▶ **INPUT ROWS**
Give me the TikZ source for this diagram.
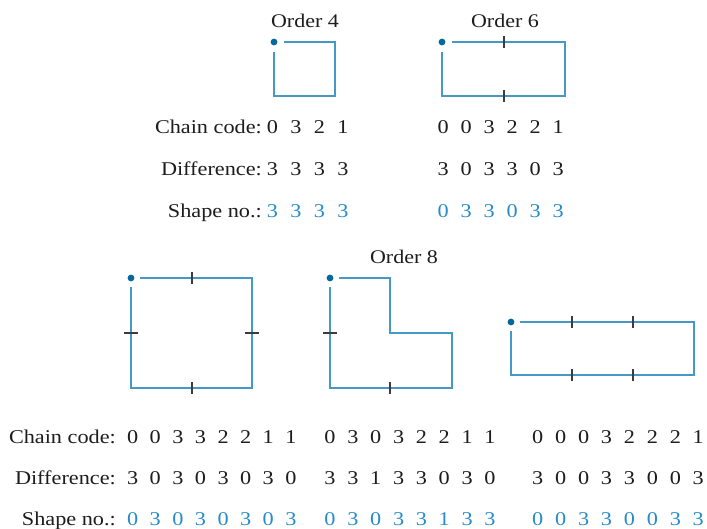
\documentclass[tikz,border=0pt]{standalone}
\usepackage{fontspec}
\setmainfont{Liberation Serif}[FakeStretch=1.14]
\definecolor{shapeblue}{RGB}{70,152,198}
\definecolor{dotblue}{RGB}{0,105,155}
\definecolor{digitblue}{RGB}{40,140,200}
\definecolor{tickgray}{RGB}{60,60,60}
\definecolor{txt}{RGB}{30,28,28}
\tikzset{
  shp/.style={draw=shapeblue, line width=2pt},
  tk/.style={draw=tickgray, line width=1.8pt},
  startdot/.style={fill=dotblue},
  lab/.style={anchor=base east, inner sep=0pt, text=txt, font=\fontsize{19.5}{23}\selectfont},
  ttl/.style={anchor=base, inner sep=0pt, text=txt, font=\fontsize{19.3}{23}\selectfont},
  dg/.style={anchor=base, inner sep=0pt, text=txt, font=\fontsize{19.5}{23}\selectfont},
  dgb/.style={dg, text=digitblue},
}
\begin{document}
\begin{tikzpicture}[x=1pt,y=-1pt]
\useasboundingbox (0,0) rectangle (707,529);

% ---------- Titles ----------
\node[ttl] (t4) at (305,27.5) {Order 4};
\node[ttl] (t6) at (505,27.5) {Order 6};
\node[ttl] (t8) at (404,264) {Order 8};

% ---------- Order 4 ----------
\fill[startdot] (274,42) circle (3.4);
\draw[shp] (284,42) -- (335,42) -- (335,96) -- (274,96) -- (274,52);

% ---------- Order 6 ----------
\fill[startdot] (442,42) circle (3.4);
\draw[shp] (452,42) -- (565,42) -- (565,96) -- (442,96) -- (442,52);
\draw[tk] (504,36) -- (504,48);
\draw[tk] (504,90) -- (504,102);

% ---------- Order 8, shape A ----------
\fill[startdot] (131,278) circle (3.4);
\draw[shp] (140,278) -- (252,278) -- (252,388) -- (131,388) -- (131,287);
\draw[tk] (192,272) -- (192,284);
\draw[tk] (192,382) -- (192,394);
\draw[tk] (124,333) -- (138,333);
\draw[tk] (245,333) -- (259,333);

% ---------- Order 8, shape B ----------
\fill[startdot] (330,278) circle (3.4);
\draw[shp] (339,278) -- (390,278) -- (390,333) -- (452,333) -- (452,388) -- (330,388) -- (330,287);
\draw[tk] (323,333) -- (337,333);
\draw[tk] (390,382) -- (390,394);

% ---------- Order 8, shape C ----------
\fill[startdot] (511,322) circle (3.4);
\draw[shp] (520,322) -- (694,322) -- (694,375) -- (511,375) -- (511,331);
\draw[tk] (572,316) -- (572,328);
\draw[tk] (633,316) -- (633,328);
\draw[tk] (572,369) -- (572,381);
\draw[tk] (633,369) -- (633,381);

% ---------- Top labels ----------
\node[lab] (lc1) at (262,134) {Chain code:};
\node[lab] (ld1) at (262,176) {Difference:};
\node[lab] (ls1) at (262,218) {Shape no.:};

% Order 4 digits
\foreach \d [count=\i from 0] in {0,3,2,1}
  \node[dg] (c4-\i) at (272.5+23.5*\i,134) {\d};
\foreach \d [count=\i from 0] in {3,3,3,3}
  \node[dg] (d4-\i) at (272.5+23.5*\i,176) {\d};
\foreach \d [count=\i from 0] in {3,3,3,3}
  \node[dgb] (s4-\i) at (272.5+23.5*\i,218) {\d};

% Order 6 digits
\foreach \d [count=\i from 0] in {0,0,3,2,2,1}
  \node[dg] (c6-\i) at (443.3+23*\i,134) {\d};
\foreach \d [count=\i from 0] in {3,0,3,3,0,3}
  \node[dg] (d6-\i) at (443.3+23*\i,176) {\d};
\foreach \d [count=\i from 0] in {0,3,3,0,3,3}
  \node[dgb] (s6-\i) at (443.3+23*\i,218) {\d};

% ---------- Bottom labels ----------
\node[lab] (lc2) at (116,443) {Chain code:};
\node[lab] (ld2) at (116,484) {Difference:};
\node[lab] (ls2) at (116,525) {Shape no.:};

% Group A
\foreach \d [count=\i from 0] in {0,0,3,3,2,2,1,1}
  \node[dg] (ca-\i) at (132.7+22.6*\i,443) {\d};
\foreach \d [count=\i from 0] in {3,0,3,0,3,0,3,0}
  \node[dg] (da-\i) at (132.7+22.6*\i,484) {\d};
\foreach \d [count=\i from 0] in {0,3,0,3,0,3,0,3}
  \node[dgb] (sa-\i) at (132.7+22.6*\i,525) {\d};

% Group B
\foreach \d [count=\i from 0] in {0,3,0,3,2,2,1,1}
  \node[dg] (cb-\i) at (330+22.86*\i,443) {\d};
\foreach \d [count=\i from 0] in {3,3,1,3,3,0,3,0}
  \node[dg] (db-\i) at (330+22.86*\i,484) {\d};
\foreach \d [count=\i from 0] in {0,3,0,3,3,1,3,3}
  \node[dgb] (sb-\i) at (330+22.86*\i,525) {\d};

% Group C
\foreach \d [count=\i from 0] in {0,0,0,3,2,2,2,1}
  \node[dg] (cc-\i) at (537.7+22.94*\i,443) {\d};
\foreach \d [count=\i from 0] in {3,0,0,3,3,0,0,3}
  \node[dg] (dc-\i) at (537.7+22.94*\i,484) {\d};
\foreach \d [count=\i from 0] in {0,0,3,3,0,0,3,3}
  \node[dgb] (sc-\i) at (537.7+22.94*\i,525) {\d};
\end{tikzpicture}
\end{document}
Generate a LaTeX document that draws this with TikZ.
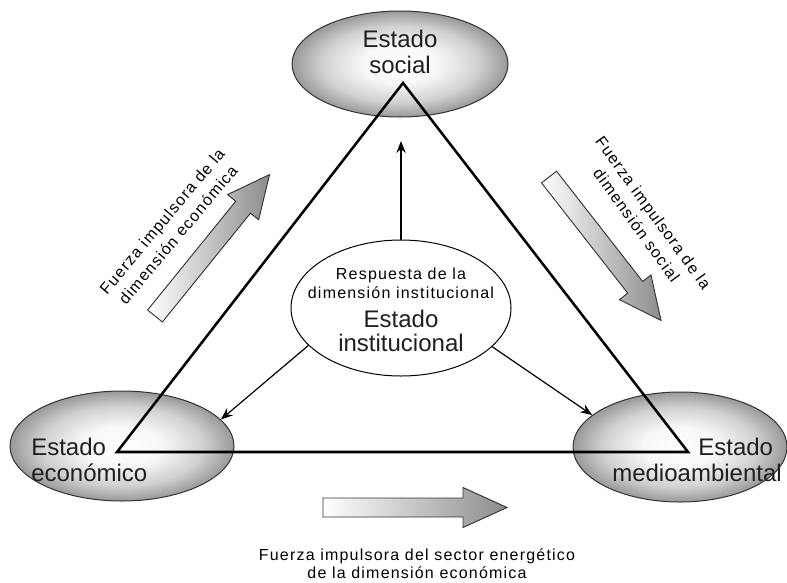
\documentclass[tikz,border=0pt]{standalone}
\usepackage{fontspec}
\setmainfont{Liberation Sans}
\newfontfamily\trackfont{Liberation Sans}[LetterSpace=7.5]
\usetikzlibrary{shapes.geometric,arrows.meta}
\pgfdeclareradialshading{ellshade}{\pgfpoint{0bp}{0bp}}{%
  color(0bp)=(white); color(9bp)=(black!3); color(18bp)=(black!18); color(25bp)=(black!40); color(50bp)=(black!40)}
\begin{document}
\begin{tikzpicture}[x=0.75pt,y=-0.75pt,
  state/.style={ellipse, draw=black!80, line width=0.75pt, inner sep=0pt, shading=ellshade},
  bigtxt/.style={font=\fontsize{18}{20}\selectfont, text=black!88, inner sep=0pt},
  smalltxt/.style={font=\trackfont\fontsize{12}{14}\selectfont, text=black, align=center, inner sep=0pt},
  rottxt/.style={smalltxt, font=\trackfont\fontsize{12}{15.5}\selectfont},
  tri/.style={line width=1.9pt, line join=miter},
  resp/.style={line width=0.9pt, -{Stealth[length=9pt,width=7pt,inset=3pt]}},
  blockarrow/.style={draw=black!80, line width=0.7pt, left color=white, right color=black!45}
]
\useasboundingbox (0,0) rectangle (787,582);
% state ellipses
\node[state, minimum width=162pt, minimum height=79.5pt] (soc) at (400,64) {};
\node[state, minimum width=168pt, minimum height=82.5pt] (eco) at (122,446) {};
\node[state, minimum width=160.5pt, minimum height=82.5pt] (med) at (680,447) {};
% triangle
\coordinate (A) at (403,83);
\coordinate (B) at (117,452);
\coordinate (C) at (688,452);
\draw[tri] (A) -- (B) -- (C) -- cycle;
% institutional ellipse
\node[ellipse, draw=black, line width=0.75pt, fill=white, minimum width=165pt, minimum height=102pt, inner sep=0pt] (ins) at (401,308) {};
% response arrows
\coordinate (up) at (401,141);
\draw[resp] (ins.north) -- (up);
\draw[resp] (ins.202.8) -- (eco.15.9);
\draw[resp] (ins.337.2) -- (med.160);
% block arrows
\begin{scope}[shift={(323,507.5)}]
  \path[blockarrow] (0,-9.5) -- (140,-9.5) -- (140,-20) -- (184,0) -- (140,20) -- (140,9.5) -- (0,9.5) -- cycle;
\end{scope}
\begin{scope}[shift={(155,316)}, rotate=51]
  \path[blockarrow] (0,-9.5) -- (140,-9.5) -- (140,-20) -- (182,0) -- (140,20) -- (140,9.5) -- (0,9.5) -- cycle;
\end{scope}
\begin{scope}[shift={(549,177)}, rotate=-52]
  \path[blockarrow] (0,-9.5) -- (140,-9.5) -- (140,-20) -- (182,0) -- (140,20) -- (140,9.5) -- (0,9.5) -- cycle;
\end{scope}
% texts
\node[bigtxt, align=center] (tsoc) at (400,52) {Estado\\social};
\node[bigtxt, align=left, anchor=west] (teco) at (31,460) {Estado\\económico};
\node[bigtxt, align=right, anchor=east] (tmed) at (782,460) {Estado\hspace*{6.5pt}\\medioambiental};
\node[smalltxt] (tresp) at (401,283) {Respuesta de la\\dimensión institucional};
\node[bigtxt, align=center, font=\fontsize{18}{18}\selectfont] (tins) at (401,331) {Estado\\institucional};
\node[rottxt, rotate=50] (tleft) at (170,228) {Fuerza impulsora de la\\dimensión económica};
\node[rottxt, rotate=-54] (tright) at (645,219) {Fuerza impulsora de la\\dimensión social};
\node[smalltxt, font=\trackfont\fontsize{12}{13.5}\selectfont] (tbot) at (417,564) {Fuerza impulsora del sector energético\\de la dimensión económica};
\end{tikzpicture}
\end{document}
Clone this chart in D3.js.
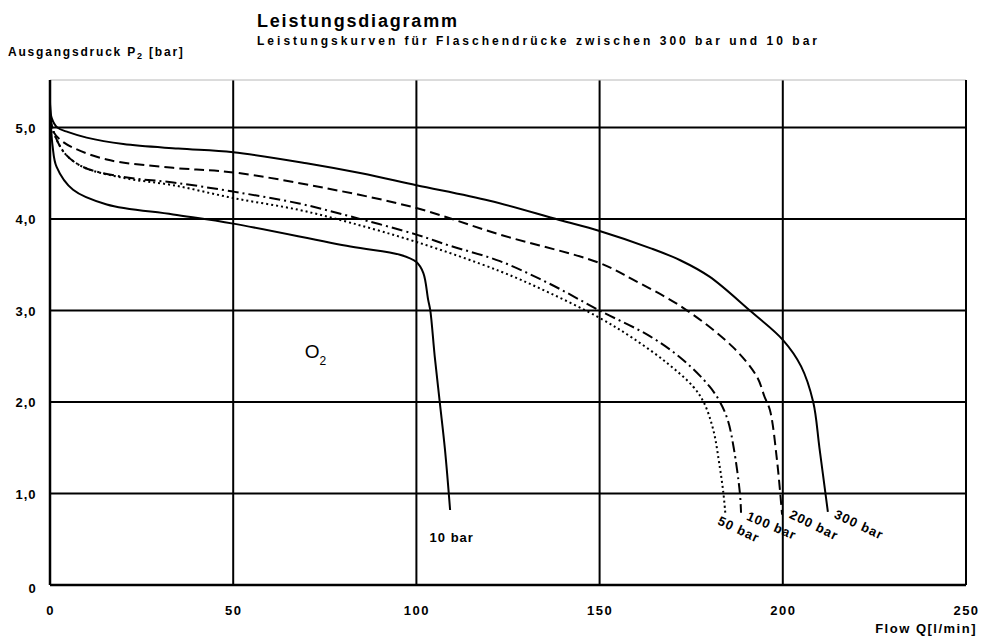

▶ **WHAT THE TASK REQUIRES**
Repeat the listing above from its first line through the line that contains "(274,96) -- (274,52);", both included, and nothing more. Drop the pictures.

▶ **CORRECT RESULT**
Give me the TikZ source for this diagram.
\documentclass[tikz,border=0pt]{standalone}
\usepackage{fontspec}
\setmainfont{Liberation Serif}[FakeStretch=1.14]
\definecolor{shapeblue}{RGB}{70,152,198}
\definecolor{dotblue}{RGB}{0,105,155}
\definecolor{digitblue}{RGB}{40,140,200}
\definecolor{tickgray}{RGB}{60,60,60}
\definecolor{txt}{RGB}{30,28,28}
\tikzset{
  shp/.style={draw=shapeblue, line width=2pt},
  tk/.style={draw=tickgray, line width=1.8pt},
  startdot/.style={fill=dotblue},
  lab/.style={anchor=base east, inner sep=0pt, text=txt, font=\fontsize{19.5}{23}\selectfont},
  ttl/.style={anchor=base, inner sep=0pt, text=txt, font=\fontsize{19.3}{23}\selectfont},
  dg/.style={anchor=base, inner sep=0pt, text=txt, font=\fontsize{19.5}{23}\selectfont},
  dgb/.style={dg, text=digitblue},
}
\begin{document}
\begin{tikzpicture}[x=1pt,y=-1pt]
\useasboundingbox (0,0) rectangle (707,529);

% ---------- Titles ----------
\node[ttl] (t4) at (305,27.5) {Order 4};
\node[ttl] (t6) at (505,27.5) {Order 6};
\node[ttl] (t8) at (404,264) {Order 8};

% ---------- Order 4 ----------
\fill[startdot] (274,42) circle (3.4);
\draw[shp] (284,42) -- (335,42) -- (335,96) -- (274,96) -- (274,52);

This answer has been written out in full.